NASA continues to roll out new public-private partnerships, including a new contract with SpaceX for payload processing.
- In a Friday press release, NASA revealed that several companies have been contracted for a 10-year period for commercial payload processing services.
- The companies include SpaceX, LLC of Titusville, Florida, and Astrotech Space Operations—a division of Lockheed Martin.
- NASA says it will issue task orders for private firms to perform prelaunch processing of spacecraft and flight hardware before the payload is delivered to the launch pad.
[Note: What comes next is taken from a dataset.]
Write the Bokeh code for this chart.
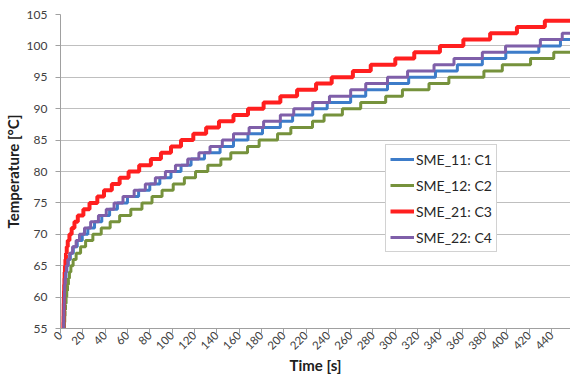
import math
from bokeh.plotting import figure
from bokeh.models import FixedTicker, Range1d, Legend, LegendItem
from bokeh.embed import file_html
from bokeh.resources import INLINE

# Time [s] at which each series first reaches the temperature listed in *_temps
c1_temps = list(range(55, 102))
c1_times = [2.8, 2.9, 3.0, 3.1, 3.25, 3.4, 3.6, 3.9, 4.3, 4.9, 5.7, 7.0, 8.8, 11.5, 15, 19.5,
            24.5, 30.5, 37, 44, 51, 60, 70, 80, 89, 99, 108, 117, 129, 143, 155, 168, 181,
            197, 208, 226, 239, 260, 273.5, 293, 312, 336, 355.6, 378, 399, 428.6, 448]

c2_temps = list(range(55, 100))
c2_times = [3.3, 3.5, 3.8, 4.1, 4.5, 5.0, 5.6, 6.3, 7.1, 8.0, 9.3, 11.3, 14, 18, 22.5, 29,
            36.5, 44.5, 53, 63, 73, 82, 91, 101, 111, 121, 132, 143.7, 152.6, 167.6, 178,
            194.5, 206.4, 225.8, 236.2, 252.6, 269, 291.4, 306.4, 330.2, 348, 379.4, 395.9,
            421.2, 442]

c3_temps = list(range(55, 105))
c3_times = [2.5, 2.6, 2.7, 2.8, 2.9, 3.0, 3.15, 3.3, 3.5, 3.7, 4.0, 4.4, 4.9, 5.6, 6.5, 8.0,
            10.0, 12.5, 15.5, 20.5, 26, 33, 39, 46, 53, 61, 70.5, 81, 90, 99, 108, 119, 130.5,
            142, 155, 168, 182, 197, 212, 229, 243, 262, 278, 300, 317, 340, 361, 385, 409, 434]

c4_temps = list(range(55, 103))
c4_times = [2.7, 2.8, 2.9, 3.0, 3.15, 3.3, 3.5, 3.7, 4.0, 4.5, 5.3, 6.5, 8.2, 10.8, 14, 17,
            21.5, 27, 34, 41, 48, 56, 66, 76, 85, 94, 103, 114, 124, 134, 145, 155, 169, 182,
            197, 209, 226, 241, 260, 273.5, 293, 311, 334.7, 352.6, 378, 398.8, 430, 449.6]

end_time = 457
series_names = ["SME_11: C1", "SME_12: C2", "SME_21: C3", "SME_22: C4"]
x_ticks = list(range(0, 441, 20))
y_ticks = list(range(55, 106, 5))

colors = ["#3D7CC9", "#76923C", "#FF1F1F", "#7F5FA9"]
widths = [3, 3, 4, 3]

p = figure(width=570, height=377, output_backend="svg", toolbar_location=None,
           x_range=Range1d(0, 457), y_range=Range1d(55, 105),
           min_border_left=60, min_border_right=0, min_border_top=14, min_border_bottom=20)
p.outline_line_color = None
p.background_fill_color = "white"
p.border_fill_color = "white"

p.xgrid.grid_line_color = None
p.ygrid.grid_line_color = "#BFBFBF"
p.ygrid.grid_line_width = 1.2

for ax in (p.xaxis[0], p.yaxis[0]):
    ax.axis_line_color = "#A0A0A0"
    ax.major_tick_line_color = "#A0A0A0"
    ax.major_tick_out = 5
    ax.major_tick_in = 0
    ax.minor_tick_line_color = None
    ax.major_label_text_font = "Lato"
    ax.major_label_text_color = "#404040"
    ax.axis_label_text_font = "Lato"
    ax.axis_label_text_font_style = "bold"
    ax.axis_label_text_font_size = "15px"
    ax.axis_label_text_color = "#202020"

p.yaxis.major_label_text_font_size = "12px"
p.xaxis.major_label_text_font_size = "11.5px"
p.xaxis.ticker = FixedTicker(ticks=x_ticks)
p.yaxis.ticker = FixedTicker(ticks=y_ticks)
p.xaxis.major_label_orientation = math.pi / 4
p.xaxis.major_label_standoff = 0
p.xaxis.axis_label_standoff = 0
p.yaxis.major_label_standoff = 8
p.yaxis.axis_label_standoff = 2
p.xaxis.axis_label = "Time [s]"
p.yaxis.axis_label = "Temperature [°C]"

items = []
all_times = [c1_times, c2_times, c3_times, c4_times]
all_temps = [c1_temps, c2_temps, c3_temps, c4_temps]
renderers = []
for times, temps, col, w in zip(all_times, all_temps, colors, widths):
    xs = times + [end_time]
    ys = temps + [temps[-1]]
    r = p.step(x=xs, y=ys, mode="after", line_color=col, line_width=w)
    renderers.append(r)

for name, r in zip(series_names, renderers):
    items.append(LegendItem(label=name, renderers=[r]))

legend = Legend(items=items, location=(325, 76), margin=0, padding=4, spacing=6,
                label_height=20, glyph_height=20, glyph_width=24, label_standoff=2,
                label_text_font="Lato", label_text_font_size="14px",
                label_text_color="#262626", border_line_color="#A6A6A6",
                border_line_width=1, background_fill_color="white", background_fill_alpha=1)
p.add_layout(legend, "center")

open("out.html", "w").write(file_html(p, INLINE))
- The 10-year contract will last from February 2023 to February 2033. It will pay up to $100 million, allowing the companies to propose new support facilities at Kennedy Space Center in Florida to support launch operations.
Why It’s News
As we’ve previously reported, NASA has made public-private partnerships a significant factor as it ramped up production on the Artemis Program, since it was announced in 2017. NASA has always relied upon private contracts with innovative aerospace companies like Lockheed Martin and Boeing, which helped the company build its first generation of rockets during the space race of the 1960s. The organization has doubled down on these efforts though.
The launch of Artemis I was just the first step of an expansive private space industry that is set to commercialize space over the next decade and path the way for a moon landing and a Mars landing. It has opened the door for hundreds of companies to offer support and technical roles in the coming decade. The expectation is that private space is going to eclipse NASA well before the end of the decade.
Delays and cost overruns have ballooned the price tag of Artemis launches to $4.1 billion per launch. The need to recycle equipment for the launch of Artemis II in late 2024 is liable to delay the planned moon landings until 2028 or later.
The political compromises surrounding the Artemis Program’s creation have given private space a chance to leap far beyond its competitors. SpaceX has already leaped a generation ahead of NASA with reusable rockets and heavy-lifting vehicles, diminishing the price per launch from billions of dollars to millions of dollars.
Other companies like Relativity Space, ABL Space Systems, and Blue Origin are building reusable rocket systems that will allow for competitive access to Earth’s orbit to rival NASA. SpaceX alone celebrated launching 60 rockets last year and is preparing for the maiden launch of its revolutionary Starship heavy-lifting vehicle, which will eclipse NASA’s Space Launch System as the most powerful rocket ever built.